Ottawa kicked off its $14-billion New Building Canada Fund late last month, part of the government's 10-year, $53-billion plan to build new infrastructure across Canada.
The fund consists of $4 billion for projects of national significance, $9 billion for provincial and territorial initiatives and $1 billion for projects in small communities with populations of fewer than 100,000 people.
But amid that infrastructure bonanza, there are no provisions for apprenticeships, a key plank of this year's federal budget.
The government is so committed to bolstering Canada's apprenticeship system in an effort to develop skilled trades in Canada that Employment Minister Jason Kenney took a delegation to Germany in March to learn more about the European powerhouse's famed program.
Sarah Watts-Rynard, head of the Canadian Apprenticeship Forum, was on the trip and said the delegation returned to Canada believing that apprenticeships had a bright future.
That's why Watts-Rynard said she's mystified by the government's failure to seize the opportunity to kick-start the country's apprenticeship programs via its mammoth infrastructure initiative, she said.
"This is a place where the federal government has some room to support apprenticeships with its procurement dollars," she said in an interview. "So it is disappointing to not see that as part of this initiative."

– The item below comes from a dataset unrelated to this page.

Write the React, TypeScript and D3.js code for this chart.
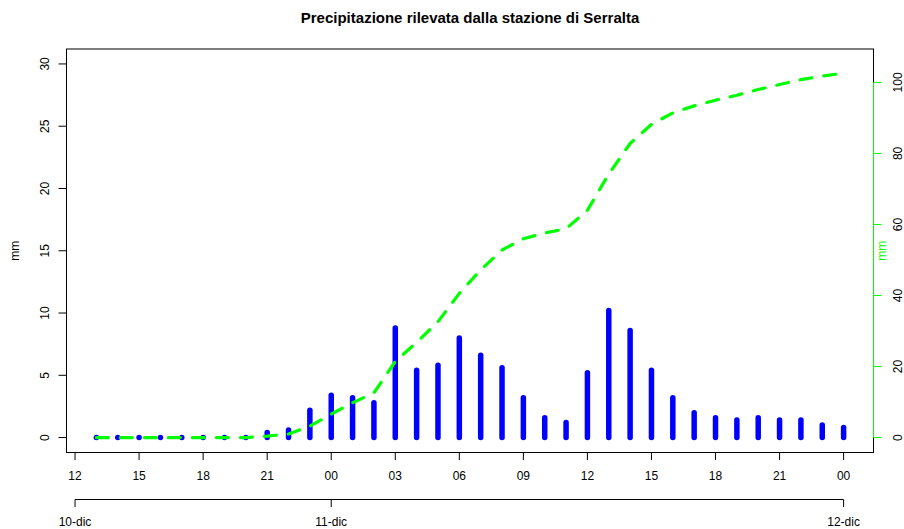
import React, { useEffect } from "react";
import * as d3 from "d3";

// hour offsets from 10-dic 12:00
const hourOffsets = [1, 2, 3, 4, 5, 6, 7, 8, 9, 10, 11, 12, 13, 14, 15, 16, 17, 18, 19, 20, 21, 22, 23, 24, 25, 26, 27, 28, 29, 30, 31, 32, 33, 34, 35, 36];
const rainMm = [0, 0, 0, 0, 0, 0, 0, 0, 0.4, 0.6, 2.2, 3.4, 3.2, 2.8, 8.8, 5.4, 5.8, 8.0, 6.6, 5.6, 3.2, 1.6, 1.2, 5.2, 10.2, 8.6, 5.4, 3.2, 2.0, 1.6, 1.4, 1.6, 1.4, 1.4, 1.0, 0.8];
const hourTickOffsets = [0, 3, 6, 9, 12, 15, 18, 21, 24, 27, 30, 33, 36];
const hourTickLabels = ["12", "15", "18", "21", "00", "03", "06", "09", "12", "15", "18", "21", "00"];
const dayTickOffsets = [0, 12, 36];
const dayTickLabels = ["10-dic", "11-dic", "12-dic"];
const leftTicks = [0, 5, 10, 15, 20, 25, 30];
const rightTicks = [0, 20, 40, 60, 80, 100];
const title = "Precipitazione rilevata dalla stazione di Serralta";

const W = 904, H = 529;
const L = 66.5, R = 873.5, T = 49, B = 452.5;
const FONT = "'Liberation Sans', Arial, Helvetica, sans-serif";

export default function App() {
  useEffect(() => {
    document.body.style.margin = "0";
  }, []);

  const x = d3.scaleLinear().domain([-0.4, 37.4]).range([L, R]);
  const yL = d3.scaleLinear().domain([-1.2, 31.2]).range([B, T]);
  const yR = d3.scaleLinear().domain([-4.208, 109.41]).range([B, T]);
  const cum = Array.from(d3.cumsum(rainMm));
  const line = d3
    .line<number>()
    .x((_, i) => x(hourOffsets[i]))
    .y((d) => yR(d));

  const green = "#00FF00";
  const dayAxisY = 499.5;

  return (
    <svg width={W} height={H} style={{ position: "absolute", left: 0, top: 0, background: "#fff" }} fontFamily={FONT}>
      <rect x={0} y={0} width={W} height={H} fill="#fff" />
      <text x={(L + R) / 2} y={23} textAnchor="middle" fontWeight="bold" fontSize={15}>
        {title}
      </text>

      {/* bars */}
      <g stroke="#0000FF" strokeWidth={5.5} strokeLinecap="round">
        {rainMm.map((v, i) => (
          <line key={i} x1={x(hourOffsets[i])} x2={x(hourOffsets[i])} y1={yL(0)} y2={yL(v)} />
        ))}
      </g>

      {/* cumulative line */}
      <path d={line(cum) || ""} fill="none" stroke={green} strokeWidth={3.2} strokeDasharray="12 12" strokeLinecap="round" strokeLinejoin="round" />

      {/* box */}
      <rect x={L} y={T} width={R - L} height={B - T} fill="none" stroke="#000" strokeWidth={1} />

      {/* left axis */}
      <g fontSize={12}>
        <line x1={L} x2={L} y1={yL(0)} y2={yL(30)} stroke="#000" />
        {leftTicks.map((t) => (
          <g key={t}>
            <line x1={L - 8} x2={L} y1={yL(t)} y2={yL(t)} stroke="#000" />
            <text transform={`translate(48.5,${yL(t)}) rotate(-90)`} textAnchor="middle">
              {t}
            </text>
          </g>
        ))}
        <text transform={`translate(18.5,${(T + B) / 2}) rotate(-90)`} textAnchor="middle">
          mm
        </text>
      </g>

      {/* right axis */}
      <g fontSize={12}>
        <line x1={R} x2={R} y1={yR(0)} y2={yR(100)} stroke={green} />
        {rightTicks.map((t) => (
          <g key={t}>
            <line x1={R} x2={R + 8} y1={yR(t)} y2={yR(t)} stroke={green} />
            <text transform={`translate(902,${yR(t)}) rotate(-90)`} textAnchor="middle" fill="#000">
              {t}
            </text>
          </g>
        ))}
        <text transform={`translate(885.5,${(T + B) / 2}) rotate(-90)`} textAnchor="middle" fill={green}>
          mm
        </text>
      </g>

      {/* bottom hour axis */}
      <g fontSize={12}>
        <line x1={x(0)} x2={x(36)} y1={B} y2={B} stroke="#000" />
        {hourTickOffsets.map((h, i) => (
          <g key={i}>
            <line x1={x(h)} x2={x(h)} y1={B} y2={B + 7.5} stroke="#000" />
            <text x={x(h)} y={479.5} textAnchor="middle">
              {hourTickLabels[i]}
            </text>
          </g>
        ))}
      </g>

      {/* bottom day axis */}
      <g fontSize={12}>
        <line x1={x(0)} x2={x(36)} y1={dayAxisY} y2={dayAxisY} stroke="#000" />
        {dayTickOffsets.map((h, i) => (
          <g key={i}>
            <line x1={x(h)} x2={x(h)} y1={dayAxisY} y2={dayAxisY + 7.5} stroke="#000" />
            <text x={x(h)} y={526} textAnchor="middle">
              {dayTickLabels[i]}
            </text>
          </g>
        ))}
      </g>
    </svg>
  );
}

Some stakeholders have expressed their befuddlement directly to the federal government.
In February's budget, the Conservative government announced the creation of the Canada Apprentice Loan, an expansion of the Canada Student Loans Program.
The fund will provide apprentices in so-called Red Seal trades with access to more than $100 million in interest-free loans every year to help them pay for their training.
A spokeswoman for Infrastructure Minister Denis Lebel, however, said the government's economic blueprint encourages the development of apprenticeship programs, but doesn't mandate it.
"We are working with all the provinces and territories on ways to encourage apprenticeships for infrastructure projects, while respecting their jurisdiction," Michele-Jamali Paquette said in an email.
"It's important to remember that the federal government is not the procurer under the structure of New Building Canada Plan. That is a provincial and territorial jurisdiction and we will continue to respect that."
That's a "gutless" cop-out, said Rodger Cuzner, the Liberal critic for employment and social development.
"There's a collective opinion that this is a missed opportunity on the part of the federal government," he said from Nova Scotia.
"The provinces want the same thing here — you're not asking them to sever a limb, you're asking them to develop a partnership to bring along apprenticeships together with the federal government. This was a chance for the federal government to show leadership, but they've talked the talk without walking the walk."
Watts-Rynard said she's been told the Conservatives are still "committed" to apprenticeships.
"I think that they're probably running into some road blocks; perhaps construction companies are telling them this will add to costs," she said.
"But this was one of the ways that federal and provincial governments have a real chance to support apprenticeships. Government initiatives are a place where you can say: 'We're willing to make those investments because it's the right thing for Canada.'"
Canada's mayors, along with federal opposition critics, have criticized the New Building Canada Fund, saying $14 billion isn't nearly enough to improve Canada's roads, water systems and public transit.
The government has also been accused of eliminating the deficit at the expense of infrastructure spending following a report by the budget watchdog that showed $30 billion earmarked for infrastructure has gone unspent over the past three years.